Q59. The key provision of the 1994 Riegle-Neal Banking and Branching
Efficiency Act is that it:
A A. overturns (repeals) earlier legislation prohibiting U.S. banks from
     branching across state lines.
  B. prohibits U.S. commercial banks from branching across state lines.
  C. prohibits U.S. commercial banks from branching abroad.
  D. prohibits U.S. bank holding companies from owning banks in more
     than one state.

Q60. The key feature of the Gramm-Leach-Bliley Act of 1999 is that it
  A. repeals (abolishes) the 1977 Community Reinvestment Act.
B B. relaxes the the provisions of the 1933 Glass-Steagall Act requiring
     separation of commercial banking and securities activities.
  C. overturns the 1927 McFadden Act prohibiting interstate bank branching.
  D. abolishes the interest rate ceilings imposed on time deposit accounts
     by the 1933 Glass-Steagall Act.

Q61. According to Mishkin, the development of new financial products and
services, referred to as __________, typically takes place in response to
___________ .
  A. financial free-riding; increased information costs.
  B. financial expansion; inappropriate government monetary policy.
C C. financial engineering; changes in demand/supply conditions or regulations.
  D. financial data mining; recessions.

Q62. _________, the process of transforming relatively illiquid financial
assets (e.g., mortgages) into more marketable securities, is an example of a
financial innovation that became feasible when improvements in computer
technology permitted reductions in record-keeping transaction costs.
   A. Asset transformation
B  B. Securitization
   C. Risk pooling
   D. Risk spreading

Q63. The increased volatility of __________ in the U.S. in the 1970s was a
primary reason for the development of __________ .
  A. money demand; bank credit cards.
  B. the inflation rate; junk bonds.
C C. interest rates; adjustable-rate mortgages.
  D. the eurodollar market; commercial paper.

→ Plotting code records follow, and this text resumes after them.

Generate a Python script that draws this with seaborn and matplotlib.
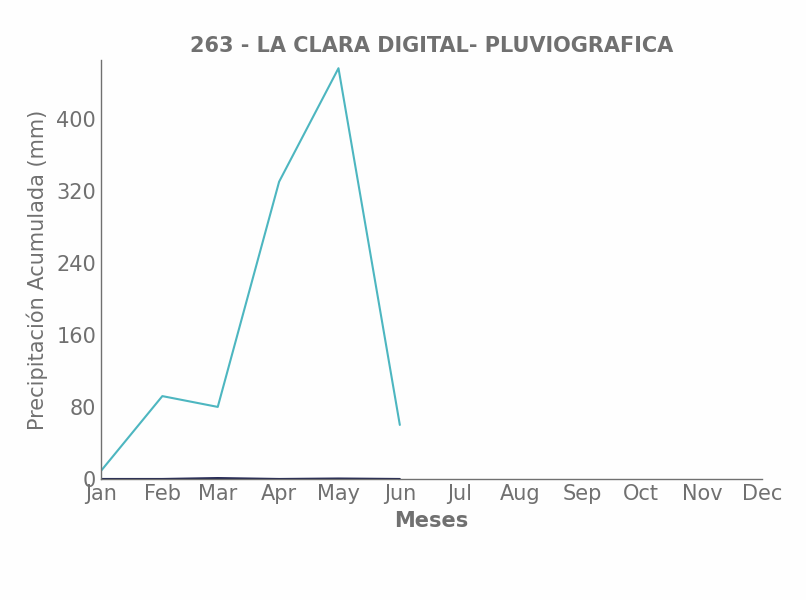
import matplotlib
matplotlib.use("Agg")
import matplotlib.dates as mdates
import matplotlib.pyplot as plt
import numpy as np
import pandas as pd
import seaborn as sns

# Monthly accumulated precipitation (mm)
meses = pd.to_datetime(["2019-01-01", "2019-02-01", "2019-03-01",
                        "2019-04-01", "2019-05-01", "2019-06-01"])
precip_acum = [9, 92, 80, 330, 456, 60]
precip_baja = [0, 0, 1, 0, 0.5, 0]

titulo = "263 - LA CLARA DIGITAL- PLUVIOGRAFICA"
y_ticks = [0, 80, 160, 240, 320, 400]

GRIS = "#707070"

sns.set_style("white")
plt.rcParams["font.family"] = ["DejaVu Sans"]

fig = plt.figure(figsize=(8.06, 6.0), dpi=100)
fig.patch.set_facecolor("#fefefe")
ax = fig.add_axes([0.1253, 0.2017, 0.8201, 0.6983])
ax.set_facecolor("#fefefe")

df = pd.DataFrame({"fecha": meses, "acum": precip_acum, "baja": precip_baja})
sns.lineplot(data=df, x="fecha", y="acum", color="#4db6c0", lw=1.5, ax=ax)
sns.lineplot(data=df, x="fecha", y="baja", color="#1f2350", lw=1.5, ax=ax)

ax.set_xlim(pd.Timestamp("2019-01-01"), pd.Timestamp("2019-12-01"))
ax.set_ylim(0, max(precip_acum) * 1.02)
ax.xaxis.set_major_locator(mdates.MonthLocator())
ax.xaxis.set_major_formatter(mdates.DateFormatter("%b"))
ax.set_yticks(y_ticks)

ax.tick_params(direction="in", colors=GRIS, labelsize=15, length=5, width=1)
for s in ["top", "right"]:
    ax.spines[s].set_visible(False)
for s in ["left", "bottom"]:
    ax.spines[s].set_color(GRIS)
    ax.spines[s].set_linewidth(1)

ax.set_title(titulo, fontsize=15, fontweight="bold", color=GRIS)
ax.set_xlabel("Meses", fontsize=15, fontweight="bold", color=GRIS, labelpad=5)
ax.set_ylabel("Precipitación Acumulada (mm)", fontsize=15, color=GRIS, labelpad=6)

fig.savefig("out.png", dpi=100, facecolor=fig.get_facecolor())
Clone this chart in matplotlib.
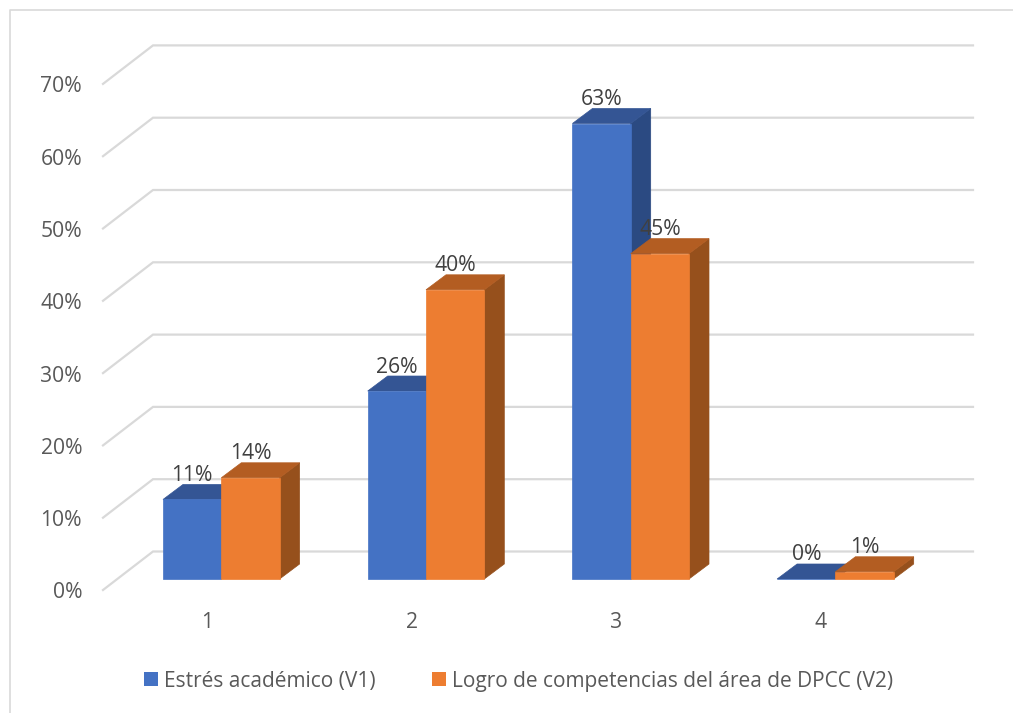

Q64. A bank holding company is an example of a financial innovation whose
development in the U.S. was primarily motivated by a desire to get around
__________ .
   A. U.S. chartering restrictions.
B  B. pre-1994 interstate bank branching restrictions.
   C. provisions of the 1933 Glass-Steagall Act.
   D. U.S. reserve requirements.

Q65. ___________ is an example of a financial innovation whose development
in the U.S. was primarily motivated by a desire to get around reserve
requirements and other prohibitions placed on checking deposit accounts.
  A. Automated teller machines
B B. Money market mutual funds
  C. Virtual banks
  D. Adjustable-rate mortgages

Q66. Key factors that led to the 1980s U.S. financial crisis include:
  A. financial innovations such as NOW accounts and money market mutual funds
     paying high interest rates that drained deposits from banks and thrifts.
  B. deregulation that gave banks/thrifts the ability to raise interest
     rates on checkable deposit accounts and engage in higher-risk lending
     activities in an attempt to finance these higher interest payments.
  C. strengthening of government safety net provisions, leading to reduced
     concern by banks about engaging in higher-risk lending activities.
D D. all of the above.

Q67. Factors that tended to worsen the 1980s U.S. financial crisis include:
   A. the tendency for bank regulators to engage in regulatory forbearance.
   B. the FDIC's "too big to fail" policy, which resulted in depositors at
      larger banks being much better protected than depositors at smaller banks
      even if the larger banks were not as financially sound.
   C. bank regulators generally lacked the experience and expertise needed to
      properly monitor the new types of activities permitted to banks and
      thrifts by deregulatory acts in the early 1980s.
D  D. all of the above

Q68. A major reform introduced in U.S. government safety net provisions in
1991 as a result of the 1980s U.S. financial crisis is that
    A. FDIC deposit insurance was abolished to avoid moral hazard problems.
B   B. FDIC premiums became "risk based," meaning that banks engaging in
       higher-risk activities have to pay higher FDIC deposit insurance premiums.
    C. regulators were required to proceed more cautiously and slowly before
       shutting down banks thought to be insolvent, especially large banks.
    D. interest rate ceilings on time deposit accounts were re-imposed.

Q69. U.S. consumer protection legislation has taken the following form(s):
A A. truth-in-lending, anti-discrimination, and community involvement laws
  B. lender of last resort protections
  C. minimum capital balance requirements for banks
  D. separation of commercial banking from securities activities

Q70. Some commentators view the U.S. Community Reinvestment Act (CRA) of
1977 as the U.S. alternative to Grameen banking.  Similarities between the
CRA Act and Grameen banking include _____ whereas differences include _____.
  A. strong reliance on government loan subsidies; the Grameen bank largely
     restricts its loans to men out of respect for local customs.
  B. strong reliance on charitable donations to finance loans; loans under
     the CRA are "re-investment" loans in the sense they are only given out
     to those who have previously received a loan and successfully repaid it.
C C. an emphasis on local community lending; a satisfactory CRA rating is a
     legal requirement U.S. banks must now satisfy to engage in many of the new
     financial activities permitted under the 1999 Gramm-Leach-Bliley Act,
     hence (unlike Grameen banking) the CRA is a top-down "stick" (threat of
     penalty) approach to ensuring local community lending.
  D. strong reliance on government regulatory oversight of loan repayments;
     under the CRA, loans are primarily directed to women.